U.S. v. $1.1 Million in Currency (9th Cir. - March 11, 2025)

I think Judge Bress is right.

The government wants civil forfeiture of $1,106,775 in cash that it seized from Oak Porcelli when it stopped him on I-80 in Nevada and found it vacuum-sealed in his SUV. Personally, I'm very inclined to believe that the government is correct that these funds are ill-gotten (and thus forfeitable), but that's what the trial's going to be about.

Prior to trial, the government propounded some interrogatories to Mr. Porcelli, as it's entitled to do. But there's obviously some potential self-incrimination at stake here. So the rule is that the interrogatories can only be about Mr. Porcelli's standing to object to the seizure, not its merits.

Mr. Porcelli says, yes, it's my money, and yes, I say it's mine, so yes, I have standing to contest the seizure. He also gives a tiny little bit of detail about where he contends the money legitimately came from: i.e., "by working in the movie industry for 15 years." But he didn't go into exhaustive detail. He says, though, that he doesn't have to: that if the only permissible issue is standing, then obviously he has standing, since he claims that the money is his, and that his responses are accordingly all that's required.

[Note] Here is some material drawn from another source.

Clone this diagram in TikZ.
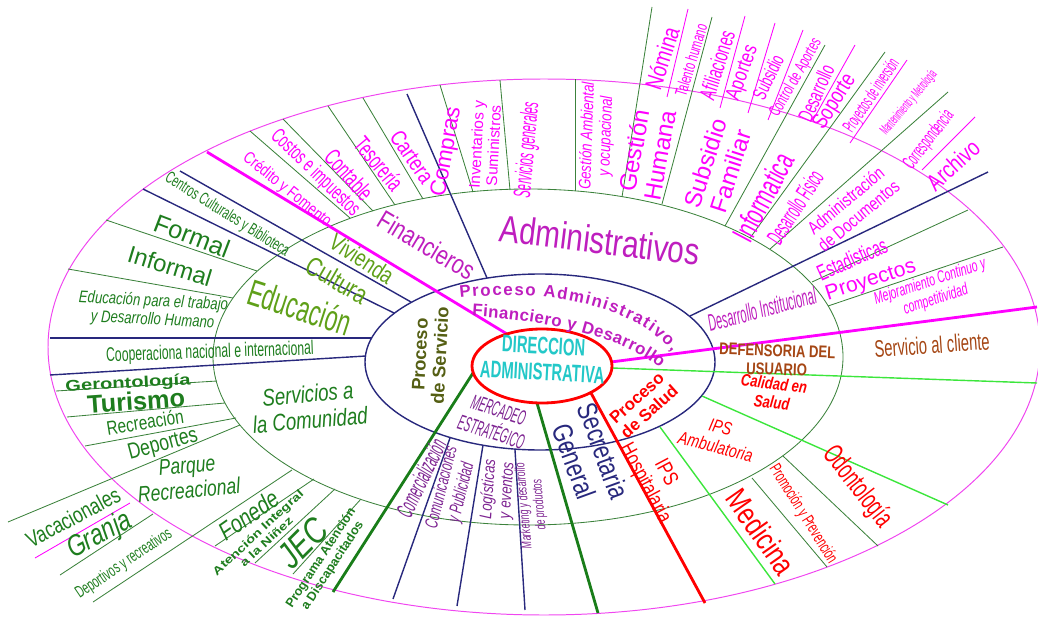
\documentclass[tikz,border=0pt]{standalone}
\usepackage{fontspec}
\setmainfont{Liberation Sans}
\newfontfamily\nrwa[FakeStretch=0.78]{Liberation Sans}
\newfontfamily\nrwb[FakeStretch=0.62]{Liberation Sans}
\newfontfamily\nrwc[FakeStretch=0.46]{Liberation Sans}
\newfontfamily\wdf[FakeStretch=1.3]{Liberation Sans}
\usetikzlibrary{decorations.text}
\newcommand{\fsz}[1]{\fontsize{#1}{\the\dimexpr #1pt*11/10\relax}\selectfont}
\definecolor{nav}{RGB}{40,40,125}
\definecolor{gln}{RGB}{60,130,60}
\definecolor{mag}{RGB}{255,0,255}
\definecolor{orl}{RGB}{240,70,240}
\definecolor{pur}{RGB}{190,30,190}
\definecolor{mpu}{RGB}{125,35,145}
\definecolor{dgr}{RGB}{30,125,30}
\definecolor{lgr}{RGB}{95,160,25}
\definecolor{lim}{RGB}{60,230,60}
\definecolor{thg}{RGB}{25,125,25}
\definecolor{brn}{RGB}{165,70,20}
\definecolor{olv}{RGB}{85,95,20}
\definecolor{cyn}{RGB}{35,200,200}

\begin{document}
\begin{tikzpicture}[x=0.025cm, y=-0.025cm,
  lbl/.style={inner sep=0pt, align=center},
  nv/.style={draw=nav, line width=1pt},
  gl/.style={draw=gln, line width=0.6pt},
  ml/.style={draw=mag, line width=0.6pt},
  lm/.style={draw=lim, line width=1pt},
  thk/.style={line width=2pt}]
\useasboundingbox (0,0) rectangle (1038,617);
% rings
\draw[orl, line width=0.7pt] (544,347) ellipse (496 and 268);
\draw[gln, line width=0.6pt] (528,357) ellipse (315 and 168);
\draw[nav, line width=1pt] (540,362) ellipse (175 and 88);
% dividers
\foreach \a/\b/\c/\d in {50/338/372/338, 50/375/366/356, 180/171/411/302, 143/189/394/313, 407/94/487/278,
  988/172/690/316, 450/438/393/599, 483/445/457/606, 515/450/525/610}
  \draw[nv] (\a,\b) -- (\c,\d);
\foreach \a/\b/\c/\d in {250/131/350/218, 283/119/373/211, 328/106/395/205, 363/98/423/199, 440/85/473/192,
  500/80/510/190, 575/79/575/191, 652/7/622/197, 712/17/662/204, 825/45/725/226, 885/52/750/238,
  948/92/770/249, 968/210/812/282, 1003/247/828/306, 106/220/257/271, 68/269/233/298, 56/391/217/381,
  67/417/225/403, 85/446/236/418, 8/522/240/425, 60/575/153/514, 93/602/292/470, 215/546/314/479,
  255/563/335/489, 293/574/361/499, 783/456/878/546, 752/478/827/567}
  \draw[gl] (\a,\b) -- (\c,\d);
\foreach \a/\b/\c/\d in {35/558/130/503, 688/9/667/97, 745/16/720/108, 775/23/748/113, 803/30/768/120,
  855/45/813/120, 975/117/922/170, 907/60/850/143}
  \draw[ml] (\a,\b) -- (\c,\d);
\foreach \a/\b/\c/\d in {612/368/1037/383, 702/396/948/505, 660/427/775/584}
  \draw[lm] (\a,\b) -- (\c,\d);
\draw[mag, thk] (207,152) -- (507,334);
\draw[mag, thk] (1037,307) -- (611,362);
\draw[red, thk] (591,393) -- (705,603);
\draw[thg, thk] (473,373) -- (333,592);
\draw[thg, thk] (537,403) -- (598,613);
\draw[red, thk, fill=white] (542,366) ellipse (70 and 37);
% centre
\node[lbl, cyn, rotate=-3, font=\nrwb\bfseries\fsz{17}] (direc) at (543,359) {DIRECCION\\ADMINISTRATIVA};
\path[decorate, decoration={text along path, text align={fit to path}, text color=pur,
  text={|\bfseries\fsz{12}|Proceso Administrativo,}}] (460,298) .. controls (545,288) and (635,305) .. (672,352);
\path[decorate, decoration={text along path, text align={fit to path}, text color=pur,
  text={|\bfseries\fsz{12}|Financiero y Desarrollo}}] (472,316) .. controls (540,320) and (620,335) .. (660,368);
\node[lbl, olv, rotate=87, font=\bfseries\fsz{13}] (procserv) at (430,355) {Proceso\\de Servicio};
\node[lbl, red, rotate=42, font=\bfseries\fsz{12}] (procsal) at (643,405) {Proceso\\de Salud};
\node[lbl, mpu, rotate=-18, font=\nrwc\itshape\fsz{15}] (mercad) at (495,421) {MERCADEO\\ESTRATÉGICO};
% administrativo
\node[lbl, pur, rotate=-7, font=\nrwa\fsz{27}] (admin) at (600,240) {Administrativos};
\node[lbl, pur, rotate=-31, font=\nrwa\fsz{19}] (financ) at (427,245) {Financieros};
\node[lbl, pur, rotate=15, font=\nrwc\itshape\fsz{17}] (desinst) at (762,309) {Desarrollo Institucional};
\node[lbl, mag, rotate=-39, font=\nrwa\fsz{12}] (credito) at (287,190) {Crédito y Fomento};
\node[lbl, mag, rotate=-44, font=\nrwb\fsz{15}] (costos) at (315,173) {Costos e impuestos};
\node[lbl, mag, rotate=-48, font=\nrwb\fsz{17}] (contable) at (349,175) {Contable};
\node[lbl, mag, rotate=-50, font=\nrwb\fsz{17}] (tesoreria) at (379,164) {Tesorería};
\node[lbl, mag, rotate=-55, font=\nrwa\fsz{16}] (cartera) at (412,157) {Cartera};
\node[lbl, mag, rotate=80, font=\fsz{16}] (compras) at (447,152) {Compras};
\node[lbl, mag, rotate=87, font=\fsz{11}] (invent) at (485,145) {Inventarios y\\Suministros};
\node[lbl, mag, rotate=85, font=\nrwc\itshape\fsz{17}] (servgen) at (528,150) {Servicios generales};
\node[lbl, mag, rotate=88, font=\nrwa\itshape\fsz{12}] (gamb) at (597,136) {Gestión Ambiental\\y ocupacional};
\node[lbl, mag, rotate=80, font=\fsz{17}] (ghum) at (647,153) {Gestión\\Humana};
\node[lbl, mag, rotate=72, font=\fsz{17}] (subfam) at (718,167) {Subsidio\\Familiar};
\node[lbl, mag, rotate=62, font=\nrwb\fsz{22}] (inform) at (763,197) {Informatica};
\node[lbl, mag, rotate=57, font=\nrwc\fsz{17}] (desfis) at (795,207) {Desarrollo Físico};
\node[lbl, mag, rotate=40, font=\nrwa\fsz{13}] (admdoc) at (852,208) {Administración\\de Documentos};
\node[lbl, mag, rotate=24, font=\nrwb\fsz{16}] (estad) at (852,259) {Estadisticas};
\node[lbl, mag, rotate=18, font=\fsz{15}] (proy) at (871,281) {Proyectos};
\node[lbl, mag, rotate=18, font=\nrwb\itshape\fsz{12}] (mejora) at (933,291) {Mejoramiento Continuo y\\competitividad};
\node[lbl, mag, rotate=42, font=\nrwa\fsz{17}] (archivo) at (953,165) {Archivo};
\node[lbl, mag, rotate=52, font=\nrwc\fsz{14}] (corresp) at (929,140) {Correspondencia};
\node[lbl, mag, rotate=50, font=\nrwc\fsz{10}] (mant) at (909,103) {Mantenimiento y Metrología};
\node[lbl, mag, rotate=56, font=\nrwc\fsz{13}] (proyinv) at (872,96) {Proyectos de inversión};
\node[lbl, mag, rotate=58, font=\nrwa\fsz{16}] (soporte) at (835,102) {Soporte};
\node[lbl, mag, rotate=66, font=\nrwb\fsz{15}] (desarr) at (816,93) {Desarrollo};
\node[lbl, mag, rotate=60, font=\nrwb\fsz{12}] (ctrlap) at (796,78) {Control de Aportes};
\node[lbl, mag, rotate=64, font=\nrwb\fsz{14}] (subs) at (768,77) {Subsidio};
\node[lbl, mag, rotate=70, font=\nrwa\fsz{15}] (aportes) at (743,73) {Aportes};
\node[lbl, mag, rotate=72, font=\nrwb\fsz{16}] (afil) at (717,65) {Afiliaciones};
\node[lbl, mag, rotate=73, font=\nrwb\fsz{12}] (talento) at (691,60) {Talento humano};
\node[lbl, mag, rotate=72, font=\nrwa\fsz{17}] (nomina) at (662,58) {Nómina};
% salud
\node[lbl, brn, rotate=4, font=\nrwb\fsz{17}] (servcli) at (932,345) {Servicio al cliente};
\node[lbl, brn, rotate=-2, font=\nrwa\bfseries\fsz{12}] (defens) at (777,360) {DEFENSORIA DEL\\USUARIO};
\node[lbl, red, rotate=-7, font=\nrwa\bfseries\itshape\fsz{12}] (calidad) at (773,393) {Calidad en\\Salud};
\node[lbl, red, rotate=-14, font=\nrwa\itshape\fsz{13}] (ipsamb) at (718,437) {IPS\\Ambulatoria};
\node[lbl, red, rotate=-52, font=\nrwb\fsz{20}] (odonto) at (857,487) {Odontología};
\node[lbl, red, rotate=-58, font=\nrwb\fsz{12}] (promo) at (803,514) {Promoción y Prevención};
\node[lbl, red, rotate=-55, font=\nrwa\fsz{22}] (medic) at (761,532) {Medicina};
\node[lbl, red, rotate=-62, font=\nrwa\fsz{15}] (ipshosp) at (655,478) {IPS\\Hospitalaria};
\node[lbl, nav, rotate=-70, font=\nrwa\fsz{20}] (secret) at (589,456) {Secretaria\\General};
% mercadeo
\node[lbl, mpu, rotate=95, font=\nrwb\itshape\fsz{10}] (market) at (532,505) {Marketing y desarrollo\\de productos};
\node[lbl, mpu, rotate=86, font=\nrwa\itshape\fsz{12}] (logist) at (498,490) {Logísticas\\y eventos};
\node[lbl, mpu, rotate=76, font=\nrwb\itshape\fsz{13}] (comunic) at (452,490) {Comunicaciones\\y Publicidad};
\node[lbl, mpu, rotate=64, font=\nrwc\itshape\fsz{17}] (comerc) at (421,478) {Comercialización};
% servicios
\node[lbl, dgr, rotate=-32, font=\nrwb\fsz{12}] (centros) at (227,215) {Centros Culturales y Biblioteca};
\node[lbl, lgr, rotate=-33, font=\nrwa\fsz{17}] (vivienda) at (362,259) {Vivienda};
\node[lbl, lgr, rotate=-30, font=\nrwa\fsz{19}] (cultura) at (337,280) {Cultura};
\node[lbl, lgr, rotate=-18, font=\nrwb\fsz{26}] (educ) at (300,307) {Educación};
\node[lbl, dgr, rotate=-21, font=\fsz{18}] (formal) at (192,236) {Formal};
\node[lbl, dgr, rotate=-17, font=\fsz{17}] (informal) at (170,266) {Informal};
\node[lbl, dgr, rotate=-3, font=\nrwa\itshape\fsz{12}] (edtrab) at (153,311) {Educación para el trabajo\\y Desarrollo Humano};
\node[lbl, dgr, rotate=2, font=\nrwb\fsz{14}] (cooper) at (210,353) {Cooperaciona nacional e internacional};
\node[lbl, dgr, rotate=3, font=\wdf\bfseries\fsz{11}] (geront) at (128,384) {Gerontología};
\node[lbl, dgr, rotate=4, font=\bfseries\fsz{18}] (turismo) at (136,401) {Turismo};
\node[lbl, dgr, rotate=9, font=\nrwa\fsz{14}] (recrea) at (145,422) {Recreación};
\node[lbl, dgr, rotate=15, font=\nrwa\fsz{16}] (deport) at (163,445) {Deportes};
\node[lbl, dgr, rotate=5, font=\nrwa\itshape\fsz{17}] (servcom) at (309,407) {Servicios a\\la Comunidad};
\node[lbl, dgr, rotate=5, font=\nrwa\itshape\fsz{16}] (parque) at (188,478) {Parque\\Recreacional};
\node[lbl, dgr, rotate=28, font=\nrwa\fsz{16}] (vacac) at (73,517) {Vacacionales};
\node[lbl, dgr, rotate=28, font=\nrwa\itshape\fsz{21}] (granja) at (100,536) {Granja};
\node[lbl, dgr, rotate=34, font=\nrwb\fsz{12}] (deprec) at (124,564) {Deportivos y recreativos};
\node[lbl, dgr, rotate=35, font=\nrwa\itshape\fsz{18}] (fonede) at (249,515) {Fonede};
\node[lbl, dgr, rotate=43, font=\wdf\bfseries\fsz{8}] (atenc) at (262,537) {Atención Integral\\a la Niñez};
\node[lbl, dgr, rotate=45, font=\nrwa\itshape\fsz{26}] (jec) at (303,543) {JEC};
\node[lbl, dgr, rotate=57, font=\bfseries\fsz{9}] (progr) at (327,562) {Programa Atención\\a Discapacitados};
\end{tikzpicture}
\end{document}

The trial court disagreed, and struck Mr. Porcelli's claim to the money as a sanction for his refusal/failure to answer the interrogatories completely. The Ninth Circuit affirms. Judge Bress dissents.

It seems to me that the dissent is correct. Here's the relevant legal rule: In civil forfeiture cases, the government can only use interrogatories to "seek information about a claimant’s standing— meaning, his 'identity and relationship to the defendant property.'" If that's the case (as it undoubtedly is), it seems to me sufficient to simply identify who you are, and that you claim to own it, and to provide the most minimal of details about how you got it; i.e., your "relationship to the property". Saying "I own it because I earned it through my work" seems entirely responsive (and sufficient). The rest is the merits, and for trial.

Judge Bress waxes poetic about the dangers of the majority's contrary approach, and there's a lot to be said for that.

But even just as a matter of text and purpose, the dissent seems more persuasive to me than the majority opinion. Mr. Porcelli's clearly got standing to object. He claims the money is his. Everything else is simply a fight about whether he's right that he earned the money legitimately.